WASHINGTON — The House's top two Democrats on Monday called some of the behavior of health care overhaul opponents "simply un-American." The White House disagreed.
Protesters have disrupted town-hall meetings held by lawmakers, in some cases shouting down speakers at the events. Police have had to intervene and videos of the events have circulated widely on YouTube and cable news.
"These disruptions are occurring because opponents are afraid not just of differing views – but of the facts themselves," said Speaker Nancy Pelosi of California and Majority Leader Steny Hoyer of Maryland. "Drowning out opposing views is simply un-American. Drowning out the facts is how we failed at this task for decades."
A White House spokesman didn't directly respond when asked what the president thought of the comments, published in an opinion piece in USA Today.
"The president thinks that if people want to come and have a spirited debate about health care, a real vigorous conversation about it, that's a part of the American tradition and he encourages that, because people do have questions and concerns," spokesman Bill Burton told reporters.
"Now, if you just want to come to a town hall so that you can disrupt and so that you can scream over another person, he doesn't think that that's productive," Burton said.
There was an immediate response to Pelosi and Hoyer from House Minority Leader John Boehner, R-Ohio.
"To label Americans who are expressing vocal opposition to the Democrats' plan 'un-American' is outrageous and reprehensible," Boehner said in a statement.

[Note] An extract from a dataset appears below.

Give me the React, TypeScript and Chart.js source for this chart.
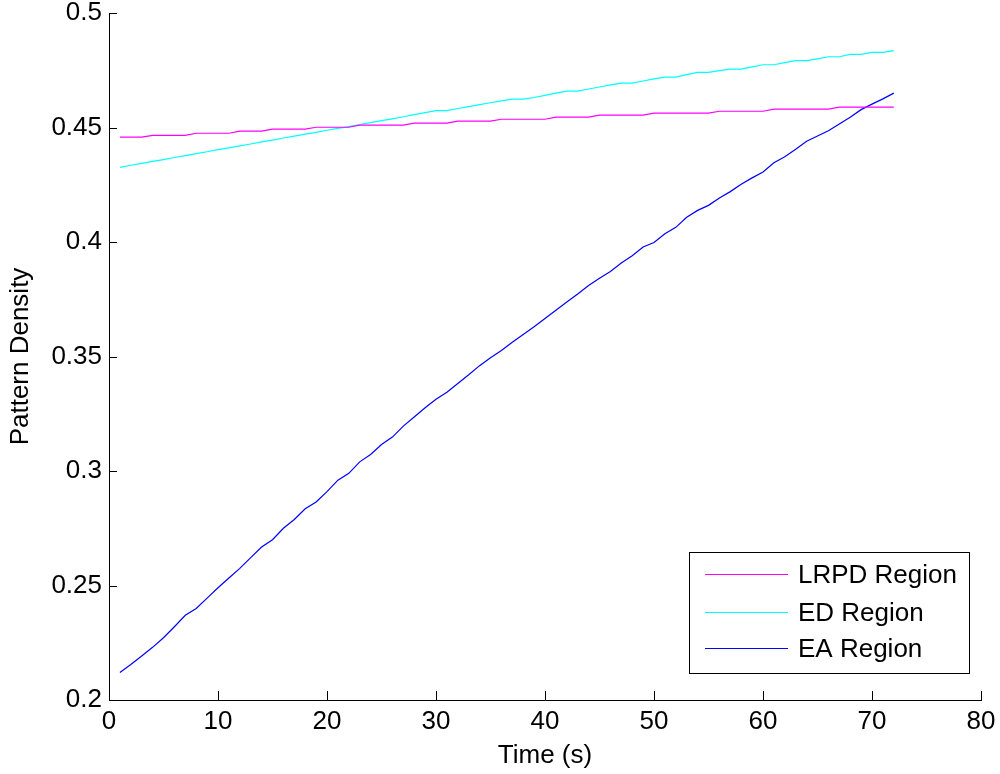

Pelosi and Hoyer contended that the protests were an "ugly campaign" meant to misrepresent health overhaul legislation before Congress as well as disrupt public meetings.
Democratic leaders have argued that the protests have been ginned up by the Republican Party and national conservative and industry groups. National and local conservative groups as well as the insurance industry are encouraging people to attend the town hall events, but many activists at the events have said they're motivated by real concerns about the health care plans.
Meanwhile labor unions and the Democratic Party are encouraging their supporters to go to town hall and other events to support President Barack Obama's health overhaul agenda.